Develop within your organisation
Deloitte, in their recent Global Human Capital report, cited that 47% of those surveyed thought building new career models and skills as very important. However, the majority had no strategy in place to achieve that, so currently the onus is very much on the individual to be proactive and be the driver.
- Consider a role swop. Let people know you’re up for a change by putting forward a business case on the benefits to the business for people to be skilled in more than one area. It does not necessarily have to be overseas, although that would be ideal, it could be in another part of the business that has international scope or elements.
- Develop yourself into a subject matter expert; become the go to person. This could be initially within your organisation and will make you more attractive to other employers. Look for areas that are relevant across multiple business silos, sectors and geographies to maximise your appeal.
Get some help
We know you’re busy and that your career is important to you. Here at Appleby Associates we work with individuals who, possibly like you, are re-evaluating their options and are looking for the right kind of professional support to help them. If you want to discuss your specific situation and see how we can help, contact us.

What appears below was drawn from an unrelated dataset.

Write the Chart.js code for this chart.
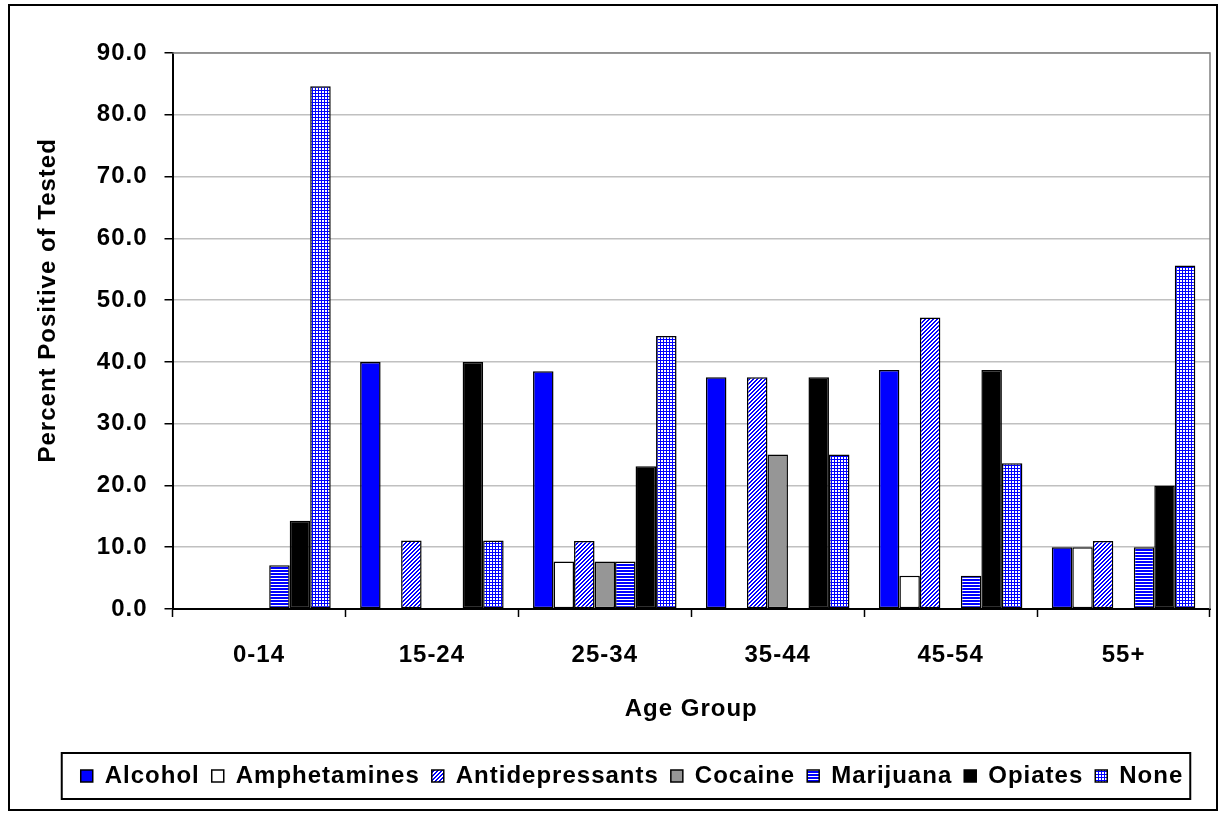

What happens if you’re contacted with a role?
If you’re in the fortunate position to be contacted by a recruiter or head-hunter with an international brief, all you need to do is reassure them that you’re the right solution for their client. To do that you need to very quickly:
- Identify where you can add value because of your specific skill set.
- Articulate how you’re a good fit based on your relevant knowledge and experience.
- Plan for negative questions that you might get asked and have strategies that you can use to reassure as opposed to justify.
Futureproof your career Event “International roles, how to get them and what to consider before accepting one”
Join Catherine Barton, Director of Barton Insights and an award-winning trainer and coach along with Simon Watt, an International HR Director who specialises in helping organisations line-up the Leadership Talent as they share their insights for securing and managing international roles.
There are no guarantees, but you still win
OK, so none of these are necessarily quick wins, and there’s no guarantee that doing any of the above will secure you that dream overseas position. However, all of them, in some shape or form, will make you more attractive to both your current organisation and to potential suitors. Either way not a bad runner up prize!